Kai yang (grilled chicken) with sticky rice and som tam is the canonical Isaan meal. The chicken is marinated in lemongrass, garlic, and coriander root and grilled over charcoal — the best versions come from small street stalls rather than restaurants.

Larb moo (spiced minced pork salad) and khao kha moo (braised pork leg) round out what’s available in the night markets. Most dishes: ฿40–80. The evening market near Khon Kaen University runs 5–10pm and is the best general food market.

Ban Chiang Day Trip (Udon Thani Province)

90km north of Khon Kaen (approximately 1.5 hours by minivan, ฿80–100). Ban Chiang is a UNESCO World Heritage Site — a prehistoric settlement where excavations since the 1960s have revealed a bronze-age culture dating back 3,600 years, with painted pottery in distinctive burnt-orange geometric patterns. The on-site museum is small but well-presented; the real highlight is the open archaeological dig at Wat Pho Si Nai, where you can view the burial pits with intact pottery and skeletal remains in situ. Entry approximately ฿150 as of 2026.

Khon Kaen Zoo

3km from the lake, better than expected for a provincial Thai zoo — larger enclosures than many and a well-regarded elephant and giraffe section. Entry approximately ฿100. Worth a morning if you’re visiting with children.

Practical Information

Getting to Khon Kaen: Flights from Bangkok Suvarnabhumi (1 hour, from approximately ฿900 as of 2026). Bus from Bangkok’s Northern Bus Terminal (6–7 hours, approximately ฿300–500; VIP buses available). By train from Bangkok (7–9 hours; limited direct services).

Getting around: Songthaews cover main city routes (฿10–20). Tuk-tuks for point-to-point (฿40–80). Grab operates in Khon Kaen and is the most reliable option for airport or train station transfers (approximately ฿100–200).

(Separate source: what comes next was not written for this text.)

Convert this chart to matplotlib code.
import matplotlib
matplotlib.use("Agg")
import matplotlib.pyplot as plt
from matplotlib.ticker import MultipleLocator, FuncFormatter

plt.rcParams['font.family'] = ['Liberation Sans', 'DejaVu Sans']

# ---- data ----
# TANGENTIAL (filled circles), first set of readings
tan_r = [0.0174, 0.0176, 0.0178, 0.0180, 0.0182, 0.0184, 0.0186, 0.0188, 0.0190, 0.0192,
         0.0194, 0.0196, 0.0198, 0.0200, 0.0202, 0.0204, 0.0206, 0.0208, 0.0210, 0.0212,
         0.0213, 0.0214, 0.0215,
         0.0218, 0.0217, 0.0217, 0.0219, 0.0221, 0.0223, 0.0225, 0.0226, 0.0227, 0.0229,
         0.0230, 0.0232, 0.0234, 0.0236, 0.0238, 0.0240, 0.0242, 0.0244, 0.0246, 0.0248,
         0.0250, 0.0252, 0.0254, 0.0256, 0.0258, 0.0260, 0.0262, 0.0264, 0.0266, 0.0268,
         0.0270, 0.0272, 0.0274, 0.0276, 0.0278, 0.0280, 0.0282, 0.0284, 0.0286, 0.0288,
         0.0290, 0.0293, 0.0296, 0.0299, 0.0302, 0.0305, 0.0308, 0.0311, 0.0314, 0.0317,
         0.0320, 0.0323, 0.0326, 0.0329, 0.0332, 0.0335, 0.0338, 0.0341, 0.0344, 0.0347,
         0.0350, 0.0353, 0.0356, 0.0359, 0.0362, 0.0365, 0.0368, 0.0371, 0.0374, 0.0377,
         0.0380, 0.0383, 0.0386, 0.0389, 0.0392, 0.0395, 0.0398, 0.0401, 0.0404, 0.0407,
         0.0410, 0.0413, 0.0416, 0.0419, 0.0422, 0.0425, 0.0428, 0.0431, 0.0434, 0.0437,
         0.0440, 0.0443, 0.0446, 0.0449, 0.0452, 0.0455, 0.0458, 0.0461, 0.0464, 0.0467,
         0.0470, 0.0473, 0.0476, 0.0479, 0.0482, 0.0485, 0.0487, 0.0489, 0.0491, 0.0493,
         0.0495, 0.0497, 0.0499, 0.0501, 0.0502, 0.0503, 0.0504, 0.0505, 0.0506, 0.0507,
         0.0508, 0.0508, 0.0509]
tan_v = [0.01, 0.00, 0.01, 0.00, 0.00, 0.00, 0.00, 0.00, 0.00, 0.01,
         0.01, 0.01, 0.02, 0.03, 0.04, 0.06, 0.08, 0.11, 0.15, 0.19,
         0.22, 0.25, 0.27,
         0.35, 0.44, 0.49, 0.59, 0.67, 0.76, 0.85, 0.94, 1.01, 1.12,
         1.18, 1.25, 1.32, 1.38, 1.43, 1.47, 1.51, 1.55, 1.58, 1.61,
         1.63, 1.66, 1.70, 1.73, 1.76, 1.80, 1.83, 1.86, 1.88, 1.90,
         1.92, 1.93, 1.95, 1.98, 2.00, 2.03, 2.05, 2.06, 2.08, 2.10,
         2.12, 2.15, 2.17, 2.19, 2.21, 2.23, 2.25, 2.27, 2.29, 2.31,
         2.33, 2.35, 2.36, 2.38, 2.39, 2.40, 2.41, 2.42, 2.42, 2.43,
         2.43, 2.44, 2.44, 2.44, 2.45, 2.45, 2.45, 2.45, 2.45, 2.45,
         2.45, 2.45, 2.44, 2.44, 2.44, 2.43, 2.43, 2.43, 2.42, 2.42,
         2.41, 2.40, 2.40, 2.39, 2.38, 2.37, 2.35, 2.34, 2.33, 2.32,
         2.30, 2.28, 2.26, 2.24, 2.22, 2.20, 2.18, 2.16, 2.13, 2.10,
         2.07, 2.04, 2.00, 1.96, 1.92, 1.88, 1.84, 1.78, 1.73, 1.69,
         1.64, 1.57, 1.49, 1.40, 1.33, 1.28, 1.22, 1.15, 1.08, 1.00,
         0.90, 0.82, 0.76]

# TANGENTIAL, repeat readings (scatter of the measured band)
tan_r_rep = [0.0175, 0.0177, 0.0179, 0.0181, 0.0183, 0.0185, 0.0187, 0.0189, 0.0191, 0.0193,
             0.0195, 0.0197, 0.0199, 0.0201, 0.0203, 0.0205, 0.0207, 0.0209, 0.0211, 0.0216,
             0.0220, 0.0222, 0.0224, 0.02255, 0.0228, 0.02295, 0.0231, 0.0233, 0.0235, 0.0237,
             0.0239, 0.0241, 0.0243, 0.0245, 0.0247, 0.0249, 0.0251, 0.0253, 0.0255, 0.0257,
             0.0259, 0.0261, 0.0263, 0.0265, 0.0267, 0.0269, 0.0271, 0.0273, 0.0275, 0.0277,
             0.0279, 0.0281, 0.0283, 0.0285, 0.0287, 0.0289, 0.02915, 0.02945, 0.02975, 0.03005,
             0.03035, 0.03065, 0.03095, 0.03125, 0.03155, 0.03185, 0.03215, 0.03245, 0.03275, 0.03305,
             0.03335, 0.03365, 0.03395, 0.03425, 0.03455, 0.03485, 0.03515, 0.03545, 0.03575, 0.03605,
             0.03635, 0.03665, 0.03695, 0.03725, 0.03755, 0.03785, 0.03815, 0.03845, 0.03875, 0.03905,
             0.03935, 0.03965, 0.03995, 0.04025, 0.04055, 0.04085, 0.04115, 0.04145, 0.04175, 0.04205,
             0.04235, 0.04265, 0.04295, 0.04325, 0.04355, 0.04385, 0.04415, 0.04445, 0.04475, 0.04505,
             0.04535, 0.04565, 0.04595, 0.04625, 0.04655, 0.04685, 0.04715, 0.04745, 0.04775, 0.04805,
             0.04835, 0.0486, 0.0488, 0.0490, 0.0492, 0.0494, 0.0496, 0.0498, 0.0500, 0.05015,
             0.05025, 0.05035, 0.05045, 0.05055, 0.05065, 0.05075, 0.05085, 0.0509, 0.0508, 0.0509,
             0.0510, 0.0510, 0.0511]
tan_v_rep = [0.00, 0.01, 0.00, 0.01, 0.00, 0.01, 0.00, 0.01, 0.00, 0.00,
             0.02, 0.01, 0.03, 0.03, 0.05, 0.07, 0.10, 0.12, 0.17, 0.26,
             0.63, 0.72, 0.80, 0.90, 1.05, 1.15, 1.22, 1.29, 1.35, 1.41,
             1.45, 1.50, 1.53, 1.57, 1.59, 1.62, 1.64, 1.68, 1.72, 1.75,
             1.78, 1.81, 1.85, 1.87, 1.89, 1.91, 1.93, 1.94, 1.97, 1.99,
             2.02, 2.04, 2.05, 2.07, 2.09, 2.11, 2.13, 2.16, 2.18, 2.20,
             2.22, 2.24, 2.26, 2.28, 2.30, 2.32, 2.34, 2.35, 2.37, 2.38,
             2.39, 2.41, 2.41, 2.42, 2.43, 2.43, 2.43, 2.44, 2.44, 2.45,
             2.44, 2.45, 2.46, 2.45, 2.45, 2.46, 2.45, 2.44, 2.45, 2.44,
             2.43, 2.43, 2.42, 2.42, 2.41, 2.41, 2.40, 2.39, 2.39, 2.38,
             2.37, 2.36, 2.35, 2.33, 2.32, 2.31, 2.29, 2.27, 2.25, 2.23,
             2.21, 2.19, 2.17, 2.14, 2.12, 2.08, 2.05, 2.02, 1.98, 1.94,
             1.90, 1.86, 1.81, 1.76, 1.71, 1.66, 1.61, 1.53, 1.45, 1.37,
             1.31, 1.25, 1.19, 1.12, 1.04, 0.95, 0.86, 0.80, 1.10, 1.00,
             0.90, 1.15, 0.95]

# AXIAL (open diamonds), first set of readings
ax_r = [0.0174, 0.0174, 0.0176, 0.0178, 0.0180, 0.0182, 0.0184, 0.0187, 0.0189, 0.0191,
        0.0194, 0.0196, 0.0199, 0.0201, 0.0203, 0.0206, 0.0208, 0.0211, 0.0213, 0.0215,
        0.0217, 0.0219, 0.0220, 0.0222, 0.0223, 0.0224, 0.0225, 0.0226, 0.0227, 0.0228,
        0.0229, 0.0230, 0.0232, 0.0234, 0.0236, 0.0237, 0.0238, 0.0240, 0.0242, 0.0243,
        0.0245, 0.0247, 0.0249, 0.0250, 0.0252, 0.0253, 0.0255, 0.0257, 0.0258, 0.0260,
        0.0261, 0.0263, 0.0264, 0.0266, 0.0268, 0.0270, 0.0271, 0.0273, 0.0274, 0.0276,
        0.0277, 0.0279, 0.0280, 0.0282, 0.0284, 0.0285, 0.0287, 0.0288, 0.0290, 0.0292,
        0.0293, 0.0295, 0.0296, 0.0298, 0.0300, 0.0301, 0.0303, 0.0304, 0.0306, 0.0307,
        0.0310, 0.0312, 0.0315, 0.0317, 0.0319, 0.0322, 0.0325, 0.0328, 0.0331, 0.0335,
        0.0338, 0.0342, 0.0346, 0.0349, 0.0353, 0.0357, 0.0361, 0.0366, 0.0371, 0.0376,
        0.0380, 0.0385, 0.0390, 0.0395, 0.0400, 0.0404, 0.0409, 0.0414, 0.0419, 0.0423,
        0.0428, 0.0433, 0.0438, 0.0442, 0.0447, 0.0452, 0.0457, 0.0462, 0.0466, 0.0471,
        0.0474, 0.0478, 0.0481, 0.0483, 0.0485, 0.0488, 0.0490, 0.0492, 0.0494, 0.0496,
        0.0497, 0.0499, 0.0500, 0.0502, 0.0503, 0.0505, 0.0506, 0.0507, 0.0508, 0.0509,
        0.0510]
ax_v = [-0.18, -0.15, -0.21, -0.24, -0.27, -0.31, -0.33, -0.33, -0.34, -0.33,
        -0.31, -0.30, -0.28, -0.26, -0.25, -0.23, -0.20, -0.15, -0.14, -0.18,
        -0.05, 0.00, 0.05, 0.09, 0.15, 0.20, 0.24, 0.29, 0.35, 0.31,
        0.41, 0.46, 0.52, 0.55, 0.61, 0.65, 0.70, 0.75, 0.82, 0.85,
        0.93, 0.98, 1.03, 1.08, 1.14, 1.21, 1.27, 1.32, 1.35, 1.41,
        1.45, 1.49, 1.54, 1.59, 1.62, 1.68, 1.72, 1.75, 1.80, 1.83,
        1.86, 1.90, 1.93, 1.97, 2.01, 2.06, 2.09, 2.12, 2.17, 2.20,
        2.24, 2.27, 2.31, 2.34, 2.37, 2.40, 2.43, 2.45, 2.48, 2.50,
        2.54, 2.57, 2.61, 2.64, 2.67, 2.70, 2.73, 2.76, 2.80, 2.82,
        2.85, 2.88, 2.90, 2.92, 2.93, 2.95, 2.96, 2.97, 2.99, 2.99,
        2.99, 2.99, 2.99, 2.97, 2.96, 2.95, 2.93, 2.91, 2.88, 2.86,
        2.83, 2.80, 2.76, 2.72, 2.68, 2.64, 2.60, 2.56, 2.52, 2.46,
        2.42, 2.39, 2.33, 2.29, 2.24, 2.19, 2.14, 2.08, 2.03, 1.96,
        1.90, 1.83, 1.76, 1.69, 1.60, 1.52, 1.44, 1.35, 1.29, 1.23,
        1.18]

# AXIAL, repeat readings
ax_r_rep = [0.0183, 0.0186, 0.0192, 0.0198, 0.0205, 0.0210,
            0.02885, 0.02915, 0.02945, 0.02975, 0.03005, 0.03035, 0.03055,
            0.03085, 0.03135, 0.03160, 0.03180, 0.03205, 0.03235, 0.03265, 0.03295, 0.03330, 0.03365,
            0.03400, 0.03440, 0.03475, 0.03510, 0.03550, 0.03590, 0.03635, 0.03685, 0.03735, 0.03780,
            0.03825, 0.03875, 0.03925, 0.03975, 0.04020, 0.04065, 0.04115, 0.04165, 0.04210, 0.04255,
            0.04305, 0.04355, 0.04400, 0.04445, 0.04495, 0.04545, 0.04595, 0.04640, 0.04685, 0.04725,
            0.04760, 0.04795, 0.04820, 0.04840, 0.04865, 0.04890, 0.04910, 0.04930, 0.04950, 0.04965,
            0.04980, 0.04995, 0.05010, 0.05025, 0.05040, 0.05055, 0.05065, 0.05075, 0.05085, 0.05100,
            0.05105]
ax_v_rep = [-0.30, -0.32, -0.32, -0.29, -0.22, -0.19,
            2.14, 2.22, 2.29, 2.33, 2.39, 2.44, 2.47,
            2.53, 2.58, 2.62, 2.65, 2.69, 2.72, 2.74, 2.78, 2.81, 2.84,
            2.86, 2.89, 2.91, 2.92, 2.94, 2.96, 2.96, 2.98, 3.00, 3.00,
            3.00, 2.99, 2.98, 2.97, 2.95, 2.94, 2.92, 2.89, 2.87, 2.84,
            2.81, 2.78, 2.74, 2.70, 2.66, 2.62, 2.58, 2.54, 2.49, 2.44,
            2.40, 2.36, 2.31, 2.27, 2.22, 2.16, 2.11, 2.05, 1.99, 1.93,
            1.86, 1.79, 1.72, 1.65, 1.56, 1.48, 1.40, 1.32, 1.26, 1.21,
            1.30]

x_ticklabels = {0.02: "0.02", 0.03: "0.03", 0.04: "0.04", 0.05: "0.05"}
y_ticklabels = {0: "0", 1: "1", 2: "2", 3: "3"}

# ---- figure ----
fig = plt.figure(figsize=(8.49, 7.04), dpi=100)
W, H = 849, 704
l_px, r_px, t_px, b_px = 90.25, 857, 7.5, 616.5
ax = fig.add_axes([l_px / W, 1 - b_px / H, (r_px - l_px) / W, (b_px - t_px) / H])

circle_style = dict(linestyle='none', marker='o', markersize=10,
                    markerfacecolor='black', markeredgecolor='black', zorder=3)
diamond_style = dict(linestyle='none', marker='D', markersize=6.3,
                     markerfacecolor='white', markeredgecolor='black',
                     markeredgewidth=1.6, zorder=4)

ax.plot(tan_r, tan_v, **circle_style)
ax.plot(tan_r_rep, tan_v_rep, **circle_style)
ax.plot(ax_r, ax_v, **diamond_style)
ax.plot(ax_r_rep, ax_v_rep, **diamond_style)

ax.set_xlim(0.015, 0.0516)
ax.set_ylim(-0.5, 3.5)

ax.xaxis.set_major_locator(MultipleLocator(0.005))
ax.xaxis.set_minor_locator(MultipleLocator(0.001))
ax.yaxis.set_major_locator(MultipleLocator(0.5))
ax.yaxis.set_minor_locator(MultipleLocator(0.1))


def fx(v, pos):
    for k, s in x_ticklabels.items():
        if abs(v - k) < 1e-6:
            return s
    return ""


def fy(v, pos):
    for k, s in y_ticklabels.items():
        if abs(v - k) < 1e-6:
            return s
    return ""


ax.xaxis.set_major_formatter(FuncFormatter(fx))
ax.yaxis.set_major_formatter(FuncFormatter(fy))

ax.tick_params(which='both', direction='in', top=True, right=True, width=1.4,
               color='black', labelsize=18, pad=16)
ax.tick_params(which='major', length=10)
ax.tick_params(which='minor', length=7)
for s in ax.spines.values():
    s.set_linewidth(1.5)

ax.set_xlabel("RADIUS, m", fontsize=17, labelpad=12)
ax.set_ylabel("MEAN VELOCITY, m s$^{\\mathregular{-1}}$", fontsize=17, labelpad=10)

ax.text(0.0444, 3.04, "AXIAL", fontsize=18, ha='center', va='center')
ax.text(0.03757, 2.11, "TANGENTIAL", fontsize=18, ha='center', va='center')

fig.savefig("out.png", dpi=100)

Where to stay: Budget: Saen Samran Hotel near the city centre (฿400–700/night). Mid-range: Centara Hotel & Convention Centre on the lake (฿1,200–2,500/night with pool — a comfortable base). Sofitel Khon Kaen is the luxury option (฿3,500–6,000/night).

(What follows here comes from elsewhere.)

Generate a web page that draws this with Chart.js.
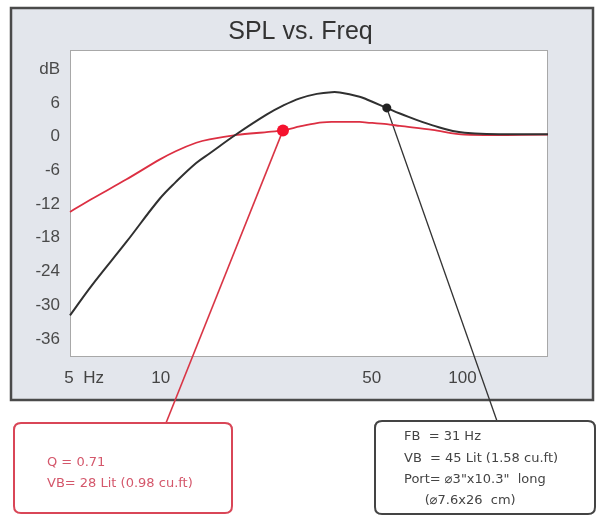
<!DOCTYPE html>
<html>
<head>
<meta charset="utf-8">
<script src="https://cdn.jsdelivr.net/npm/chart.js@4.4.0/dist/chart.umd.min.js"></script>
<style>
  body { margin: 0; background: #fff; }
  #wrap { width: 601px; height: 518px; position: relative; }
</style>
</head>
<body>
<div id="wrap"><canvas id="myChart"></canvas></div>
<script>
// frequency points (Hz)
var freqs = [5, 5.9, 7.7, 9.9, 11.2, 13.1, 14.5, 17.9, 22.4, 25.4, 28.9, 32.9, 36.8, 39.2, 45.6, 48.2, 56.1, 62, 79.6, 101.6, 192];
// vented box (black) and sealed box (red), dB
var ventedDb = [-31.8, -26.5, -18.7, -11.1, -8.1, -4.7, -3.0, 0.5, 3.9, 5.5, 6.8, 7.6, 7.9, 7.85, 7.1, 6.6, 5.1, 4.1, 2.0, 0.7, 0.4];
var sealedDb = [-13.4, -11.1, -7.6, -4.1, -2.6, -1.1, -0.5, 0.3, 0.8, 1.1, 1.8, 2.4, 2.6, 2.6, 2.6, 2.5, 2.2, 1.9, 1.2, 0.35, 0.35];
var sealedMarkIdx = 9;
var ventedMarkIdx = 16;

var xTicks = [5, 10, 50, 100];
var xLabels = ['5  Hz', '10', '50', '100'];
var yTicks = [-36, -30, -24, -18, -12, -6, 0, 6, 12];
var yLabels = ['-36', '-30', '-24', '-18', '-12', '-6', '0', '6', 'dB'];

var sealedNote = ['Q = 0.71', 'VB= 28 Lit (0.98 cu.ft)'];
var ventedNote = ['FB  = 31 Hz', 'VB  = 45 Lit (1.58 cu.ft)', 'Port= \u23003"x10.3"  long', '     (\u23007.6x26  cm)'];

function toPoints(ys) {
    var pts = [];
    for (var i = 0; i < freqs.length; i++) {
        pts.push({ x: freqs[i], y: ys[i] });
    }
    return pts;
}

function radii(idx, r) {
    return freqs.map(function (f, i) { return i === idx ? r : 0; });
}

function roundRect(ctx, x, y, w, h, r) {
    ctx.beginPath();
    ctx.moveTo(x + r, y);
    ctx.lineTo(x + w - r, y);
    ctx.quadraticCurveTo(x + w, y, x + w, y + r);
    ctx.lineTo(x + w, y + h - r);
    ctx.quadraticCurveTo(x + w, y + h, x + w - r, y + h);
    ctx.lineTo(x + r, y + h);
    ctx.quadraticCurveTo(x, y + h, x, y + h - r);
    ctx.lineTo(x, y + r);
    ctx.quadraticCurveTo(x, y, x + r, y);
    ctx.closePath();
}

var panelPlugin = {
    id: 'panel',
    beforeDraw: function (chart) {
        var ctx = chart.ctx;
        var a = chart.chartArea;
        ctx.save();
        ctx.fillStyle = '#ffffff';
        ctx.fillRect(0, 0, chart.width, chart.height);
        // grey frame
        ctx.fillStyle = '#e3e6ec';
        ctx.fillRect(11, 8, 582, 392);
        ctx.strokeStyle = '#4a4a4a';
        ctx.lineWidth = 2.5;
        ctx.strokeRect(11, 8, 582, 392);
        // plot area
        ctx.fillStyle = '#ffffff';
        ctx.fillRect(a.left, a.top, a.right - a.left, a.bottom - a.top);
        ctx.strokeStyle = '#a8a8a8';
        ctx.lineWidth = 1;
        ctx.strokeRect(a.left + 0.5, a.top + 0.5, a.right - a.left - 1, a.bottom - a.top - 1);
        ctx.restore();
    },
    beforeDatasetsDraw: function (chart) {
        var ctx = chart.ctx;
        var xs = chart.scales.x, ys = chart.scales.y;
        ctx.save();
        // leader lines
        ctx.strokeStyle = '#d93545';
        ctx.lineWidth = 1.6;
        ctx.beginPath();
        ctx.moveTo(xs.getPixelForValue(freqs[sealedMarkIdx]), ys.getPixelForValue(sealedDb[sealedMarkIdx]));
        ctx.lineTo(166, 423);
        ctx.stroke();
        ctx.strokeStyle = '#333333';
        ctx.lineWidth = 1.3;
        ctx.beginPath();
        ctx.moveTo(xs.getPixelForValue(freqs[ventedMarkIdx]), ys.getPixelForValue(ventedDb[ventedMarkIdx]));
        ctx.lineTo(497, 421);
        ctx.stroke();
        ctx.restore();
    },
    afterDraw: function (chart) {
        var ctx = chart.ctx;
        ctx.save();
        // red note box
        roundRect(ctx, 14, 423, 218, 90, 7);
        ctx.strokeStyle = '#d94657';
        ctx.lineWidth = 2;
        ctx.stroke();
        ctx.font = '13px "DejaVu Sans"';
        ctx.textBaseline = 'middle';
        ctx.fillStyle = '#d4576b';
        ctx.fillText(sealedNote[0], 47, 463);
        ctx.fillText(sealedNote[1], 47, 484);
        // black note box
        roundRect(ctx, 375, 421, 220, 93, 7);
        ctx.strokeStyle = '#444444';
        ctx.lineWidth = 2;
        ctx.stroke();
        ctx.fillStyle = '#444444';
        ctx.font = '13px "DejaVu Sans"';
        var ly = [437, 459, 480, 501];
        for (var i = 0; i < ventedNote.length; i++) {
            ctx.fillText(ventedNote[i], 404, ly[i]);
        }
        ctx.restore();
    }
};

const ctx = document.getElementById('myChart').getContext('2d');
const myChart = new Chart(ctx, {
    type: 'line',
    data: {
        datasets: [{
            label: 'vented',
            data: toPoints(ventedDb),
            borderColor: '#303030',
            backgroundColor: '#222222',
            borderWidth: 2,
            pointRadius: radii(ventedMarkIdx, 4.5),
            pointBorderWidth: 0,
            tension: 0.4,
            fill: false
        }, {
            label: 'sealed',
            data: toPoints(sealedDb),
            borderColor: '#dc2f42',
            backgroundColor: '#f5122e',
            borderWidth: 1.8,
            pointRadius: radii(sealedMarkIdx, 6),
            pointBorderWidth: 0,
            tension: 0.3,
            fill: false
        }]
    },
    options: {
        responsive: true,
        maintainAspectRatio: false,
        animation: false,
        clip: false,
        layout: { padding: { top: 0, left: 0, right: 0, bottom: 118 } },
        plugins: {
            legend: { display: false },
            tooltip: { enabled: false },
            title: {
                display: true,
                text: 'SPL vs. Freq',
                color: '#333333',
                font: { family: '"Liberation Sans", Arial', size: 25, weight: 'normal' },
                padding: { top: 17, bottom: 3 }
            }
        },
        scales: {
            x: {
                type: 'logarithmic',
                min: 5,
                max: 192,
                grid: { display: false, drawTicks: false },
                border: { display: false },
                afterBuildTicks: function (scale) {
                    scale.ticks = xTicks.map(function (v) { return { value: v }; });
                },
                afterFit: function (scale) { scale.height = 43; },
                ticks: {
                    autoSkip: false,
                    maxRotation: 0,
                    padding: 11,
                    color: '#444444',
                    font: { family: '"Liberation Sans", Arial', size: 17 },
                    callback: function (v) {
                        var i = xTicks.indexOf(v);
                        if (i === 0) return '      ' + xLabels[0];
                        return i >= 0 ? xLabels[i] : '';
                    }
                }
            },
            y: {
                min: -39.2,
                max: 15.4,
                grid: { display: false, drawTicks: false },
                border: { display: false },
                afterBuildTicks: function (scale) {
                    scale.ticks = yTicks.map(function (v) { return { value: v }; });
                },
                afterFit: function (scale) { scale.width = 70; },
                ticks: {
                    padding: 10,
                    color: '#4a4a4a',
                    font: { family: '"Liberation Sans", Arial', size: 17 },
                    callback: function (v) {
                        var i = yTicks.indexOf(v);
                        return i >= 0 ? yLabels[i] : '';
                    }
                }
            },
            // empty right-hand strip so the grey margin matches the frame
            yRight: {
                position: 'right',
                min: -39.2,
                max: 15.4,
                grid: { display: false, drawTicks: false },
                border: { display: false },
                ticks: { display: false },
                afterFit: function (scale) { scale.width = 53; }
            }
        }
    },
    plugins: [panelPlugin]
});
</script>
</body>
</html>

When to visit: November to February is the coolest and most comfortable. Isaan summers (March–May) are extremely hot. The Silk and Phuk Sieo Festival in November includes cultural performances and silk displays — worth timing a visit around.

For day trips and local experiences with guides, browse Thailand tours and activities.

See also: Udon Thani guide · Ubon Ratchathani guide · northeastern Thailand travel

Frequently Asked Questions

Is Khon Kaen worth visiting as a tourist?
Khon Kaen is Thailand's most important Isaan regional city but sees relatively few international tourists. It is worth visiting if you're interested in Isaan culture, food, and silk textiles — or if you're using it as a base for Isaan day trips (Udon Thani's Ban Chiang, Roi Et). The city has a good lake, a strong food scene, and a university atmosphere that keeps things lively. It is not a spectacular destination but it's a real Thai city without tourist staging.
What is Khon Kaen known for?
Khon Kaen is known as the capital of the Isaan region — Thailand's northeast, which borders Laos and has its own distinct language, food, and culture. The city is the major commercial and educational hub for the northeast. It's particularly known for mudmee silk (a traditional Isaan ikat-style weaving), Isaan food (som tam, larb, grilled chicken), and the Bueng Kaen Nakhon lake which is the centrepiece of city life.
What is Isaan food like?
Isaan food is among the most flavourful and most distinct of Thailand's regional cuisines — sour, spicy, and fermented-forward rather than sweet or coconut-heavy. Key dishes: som tam (green papaya salad, pounded with mortar and pestle), larb (spiced minced meat salad with toasted rice powder), kai yang (grilled chicken with sticky rice), and various fermented pork products like naem and moo yor.